ULE Points For Investigation And Potential Improvement
- Take advantage of "knowing the future" when threads are shuffled right before mi_switch call. E.g. priority lending that happens in turnstile_wait before mi_switch may move a ts owning thread from its tdq to another one. Which tdq/CPU gets picked up depends on tdq_load and tdq_lowpri which should be adjusted for the current tdq to discount the current thread.
- Identify other areas following the same or similar pattern.
- Search for lowest loaded tdq seems to overemphasize tdq_lowpri. A tdq where a target thread could immediately start running would always get preferred whatever its tdq_load. This may lead to piling up of threads on one tdq while a very high priority thread runs on the other. Potentially we could consider a tdq to be good enough if td_priority and tdq_lowpri are of the same priority class, provided that the tdq has lowest tdq.

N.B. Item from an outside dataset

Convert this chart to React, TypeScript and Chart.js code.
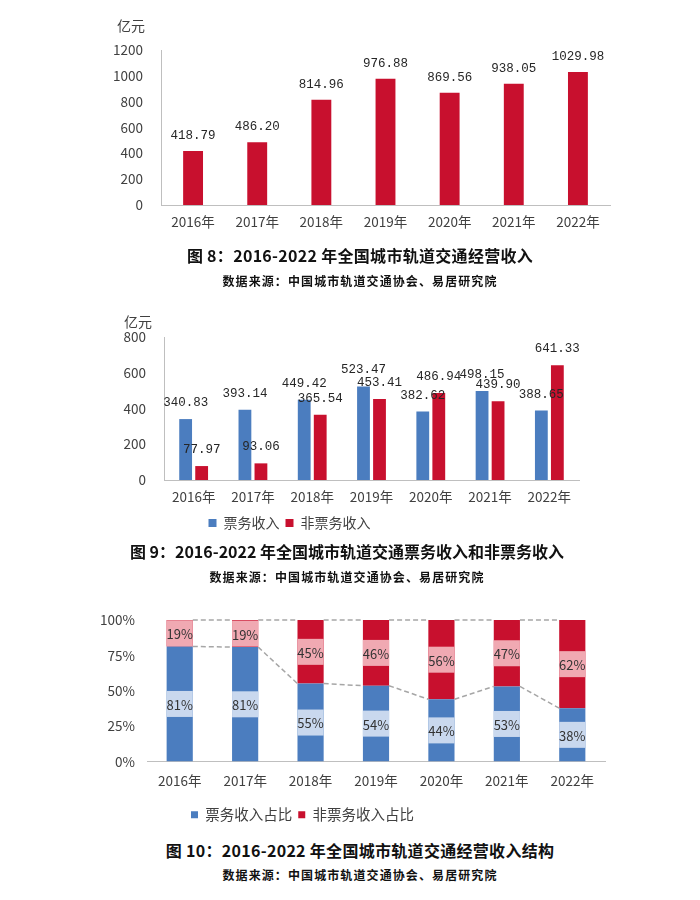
import React, { useEffect, useRef } from "react";
import { Chart, registerables } from "chart.js";
Chart.register(...registerables);

const years = ["2016年", "2017年", "2018年", "2019年", "2020年", "2021年", "2022年"];
const totalRevenue = [418.79, 486.2, 814.96, 976.88, 869.56, 938.05, 1029.98];
const ticketRevenue = [340.83, 393.14, 449.42, 523.47, 382.62, 498.15, 388.65];
const nonTicketRevenue = [77.97, 93.06, 365.54, 453.41, 486.94, 439.9, 641.33];
const ticketShare = [81.4, 80.9, 55.1, 53.6, 44.0, 53.1, 37.7];
const nonTicketShare = [18.6, 19.1, 44.9, 46.4, 56.0, 46.9, 62.3];

const chart1Max = 1200;
const chart2Max = 800;
const unitLabel = "亿元";
const legend2Labels = ["票务收入", "非票务收入"];
const legend3Labels = ["票务收入占比", "非票务收入占比"];
const caption8 = "图 8：2016-2022 年全国城市轨道交通经营收入";
const caption9 = "图 9：2016-2022 年全国城市轨道交通票务收入和非票务收入";
const caption10 = "图 10：2016-2022 年全国城市轨道交通经营收入结构";
const sourceText = "数据来源：中国城市轨道交通协会、易居研究院";

const BLUE = "#4b7dbf";
const RED = "#c8102e";
const LIGHT_BLUE = "#c9d8ee";
const PINK = "#f0a9b2";
const TICK = "#404040";
const AXIS = "#bfbfbf";
const SANS = "'Noto Sans CJK SC', 'Noto Sans', sans-serif";
const MONO = "'Liberation Mono', 'DejaVu Sans Mono', monospace";

function valueLabelPlugin(fontSize: number, offset: number) {
  return {
    id: "valueLabels",
    afterDatasetsDraw(chart: any) {
      const ctx = chart.ctx;
      ctx.save();
      ctx.font = `${fontSize}px ${MONO}`;
      ctx.fillStyle = "#262626";
      ctx.textAlign = "center";
      ctx.textBaseline = "bottom";
      chart.data.datasets.forEach((ds: any, di: number) => {
        const meta = chart.getDatasetMeta(di);
        meta.data.forEach((el: any, i: number) => {
          ctx.fillText(Number(ds.data[i]).toFixed(2), el.x, el.y - offset);
        });
      });
      ctx.restore();
    },
  };
}

const shareLabelPlugin = {
  id: "shareLabels",
  afterDatasetsDraw(chart: any) {
    const ctx = chart.ctx;
    ctx.save();
    const bgs = [LIGHT_BLUE, PINK];
    chart.data.datasets.forEach((ds: any, di: number) => {
      const meta = chart.getDatasetMeta(di);
      meta.data.forEach((el: any, i: number) => {
        const cy = (el.y + el.base) / 2;
        const w = el.width;
        ctx.fillStyle = bgs[di];
        ctx.fillRect(el.x - w / 2, cy - 13, w, 26);
        ctx.fillStyle = "#333333";
        ctx.font = `13px ${SANS}`;
        ctx.textAlign = "center";
        ctx.textBaseline = "middle";
        ctx.fillText(Math.round(ds.data[i]) + "%", el.x, cy + 1);
      });
    });
    ctx.restore();
  },
};

const seriesLinePlugin = {
  id: "seriesLines",
  afterDatasetsDraw(chart: any) {
    const ctx = chart.ctx;
    ctx.save();
    ctx.strokeStyle = "#a6a6a6";
    ctx.lineWidth = 1.5;
    ctx.setLineDash([5, 3]);
    chart.data.datasets.forEach((_ds: any, di: number) => {
      const meta = chart.getDatasetMeta(di);
      for (let i = 0; i < meta.data.length - 1; i++) {
        const a = meta.data[i];
        const b = meta.data[i + 1];
        ctx.beginPath();
        ctx.moveTo(a.x + a.width / 2, a.y);
        ctx.lineTo(b.x - b.width / 2, b.y);
        ctx.stroke();
      }
    });
    ctx.restore();
  },
};

function fixWidth(w: number) {
  return (s: any) => {
    s.width = w;
  };
}
function fixHeight(h: number) {
  return (s: any) => {
    s.height = h;
  };
}

const tickFont = { family: SANS, size: 13.5 };
const plainNumber = (v: any) => String(v);

function ChartCanvas({ config, top, height }: { config: () => any; top: number; height: number }) {
  const ref = useRef<HTMLCanvasElement>(null);
  useEffect(() => {
    if (!ref.current) return;
    const c = new Chart(ref.current, config());
    return () => c.destroy();
  }, []);
  return (
    <canvas
      ref={ref}
      width={700}
      height={height}
      style={{ position: "absolute", left: 0, top, width: 700, height }}
    />
  );
}

const config1 = () => ({
  type: "bar",
  data: {
    labels: years,
    datasets: [{ data: totalRevenue, backgroundColor: RED, barPercentage: 0.31, categoryPercentage: 1 }],
  },
  options: {
    animation: false,
    responsive: false,
    layout: { padding: { top: 50, right: 90, left: 0, bottom: 0 } },
    plugins: { legend: { display: false }, tooltip: { enabled: false } },
    scales: {
      x: {
        grid: { display: false, drawTicks: false },
        border: { color: AXIS, width: 1 },
        ticks: { font: tickFont, color: TICK, padding: 9 },
        afterFit: fixHeight(35),
      },
      y: {
        min: 0,
        max: chart1Max,
        grid: { display: false, drawTicks: false },
        border: { color: AXIS, width: 1 },
        ticks: { font: tickFont, color: TICK, stepSize: 200, padding: 18, callback: plainNumber },
        afterFit: fixWidth(161),
      },
    },
  },
  plugins: [valueLabelPlugin(12.5, 9)],
});

const config2 = () => ({
  type: "bar",
  data: {
    labels: years,
    datasets: [
      { label: legend2Labels[0], data: ticketRevenue, backgroundColor: BLUE, barPercentage: 0.8, categoryPercentage: 0.54 },
      { label: legend2Labels[1], data: nonTicketRevenue, backgroundColor: RED, barPercentage: 0.8, categoryPercentage: 0.54 },
    ],
  },
  options: {
    animation: false,
    responsive: false,
    layout: { padding: { top: 37, right: 121, left: 0, bottom: 0 } },
    plugins: {
      legend: {
        display: true,
        position: "bottom",
        labels: { font: { family: SANS, size: 14 }, color: TICK, boxWidth: 8, boxHeight: 8, padding: 6 },
      },
      tooltip: { enabled: false },
    },
    scales: {
      x: {
        grid: { display: false, drawTicks: false },
        border: { color: AXIS, width: 1 },
        ticks: { font: tickFont, color: TICK, padding: 9 },
        afterFit: fixHeight(30),
      },
      y: {
        min: 0,
        max: chart2Max,
        grid: { display: false, drawTicks: false },
        border: { color: AXIS, width: 1 },
        ticks: { font: tickFont, color: TICK, stepSize: 200, padding: 18, callback: plainNumber },
        afterFit: fixWidth(164),
      },
    },
  },
  plugins: [valueLabelPlugin(12.5, 10)],
});

const config3 = () => ({
  type: "bar",
  data: {
    labels: years,
    datasets: [
      { label: legend3Labels[0], data: ticketShare, backgroundColor: BLUE, barPercentage: 0.4, categoryPercentage: 1 },
      { label: legend3Labels[1], data: nonTicketShare, backgroundColor: RED, barPercentage: 0.4, categoryPercentage: 1 },
    ],
  },
  options: {
    animation: false,
    responsive: false,
    layout: { padding: { top: 19, right: 95, left: 0, bottom: 0 } },
    plugins: {
      legend: {
        display: true,
        position: "bottom",
        labels: { font: { family: SANS, size: 14.5 }, color: TICK, boxWidth: 7, boxHeight: 7, padding: 6 },
      },
      tooltip: { enabled: false },
    },
    scales: {
      x: {
        stacked: true,
        grid: { display: false, drawTicks: false },
        border: { color: AXIS, width: 1 },
        ticks: { font: tickFont, color: TICK, padding: 11 },
        afterFit: fixHeight(40),
      },
      y: {
        stacked: true,
        min: 0,
        max: 100,
        grid: { display: false, drawTicks: false },
        border: { display: false },
        ticks: { font: tickFont, color: TICK, stepSize: 25, padding: 12, callback: (v: any) => v + "%" },
        afterFit: fixWidth(147),
      },
    },
  },
  plugins: [seriesLinePlugin, shareLabelPlugin],
});

function Text({ text, cx, cy, size, weight, spacing = 0 }: any) {
  return (
    <div
      style={{
        position: "absolute",
        left: cx - 350,
        top: cy - 10,
        width: 700,
        height: 20,
        lineHeight: "20px",
        textAlign: "center",
        fontFamily: SANS,
        fontSize: size,
        fontWeight: weight,
        letterSpacing: spacing,
        color: "#111",
        whiteSpace: "nowrap",
      }}
    >
      {text}
    </div>
  );
}

export default function App() {
  return (
    <div style={{ position: "absolute", left: 0, top: 0, width: 700, height: 900, background: "#fff", overflow: "hidden" }}>
      <ChartCanvas config={config1} top={0} height={240} />
      <ChartCanvas config={config2} top={300} height={240} />
      <ChartCanvas config={config3} top={600} height={232} />
      <div style={{ position: "absolute", left: 117, top: 15, fontFamily: SANS, fontSize: 14, color: TICK, lineHeight: "20px" }}>{unitLabel}</div>
      <div style={{ position: "absolute", left: 124, top: 311, fontFamily: SANS, fontSize: 14, color: TICK, lineHeight: "20px" }}>{unitLabel}</div>
      <Text text={caption8} cx={360} cy={255} size={16} weight={700} spacing={0.3} />
      <Text text={sourceText} cx={360} cy={281} size={12} weight={700} spacing={1.1} />
      <Text text={caption9} cx={347} cy={551} size={16} weight={700} />
      <Text text={sourceText} cx={347} cy={577} size={12} weight={700} spacing={1.1} />
      <Text text={caption10} cx={360} cy={850} size={16} weight={700} spacing={0.3} />
      <Text text={sourceText} cx={360} cy={875} size={12} weight={700} spacing={1.1} />
    </div>
  );
}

- A child threads starts with the same (or worse?) priority than the parent thread. So tdq search algorithm (sched_pickcpu and its utility functions) would often prefer to place it on a different CPU. Is this good? Especially consider the vfork case where parent goes to sleep waiting for the child to terminate.
- Cost of forking and CPU utilization of children are accounted only for interactivity score. Only ts_slptime and ts_runtime get adjusted. ts_ticks, on the other hand, is not updated. So a long term batch thread gets disadvantaged comparing to a thread that forks many short-lived CPU-bound batch threads.
- If a thread spends a lot of time on runq (due to high total system load), where that time gets charged among ts_slptime, ts_runtime and ts_ticks.
- Batch thread normal priority range is quite narrow thanks to a big chunk taken out for nice values. This translates in a narrow range of runq slots with a noticeable offset from start. Which in turns mean not that great ratio of CPU times potentially given to normal batch threads with the highest and lowest priority. Thus, threads that systematically under-utilize their slices by more than the ration may not be getting their fair share of CPU time.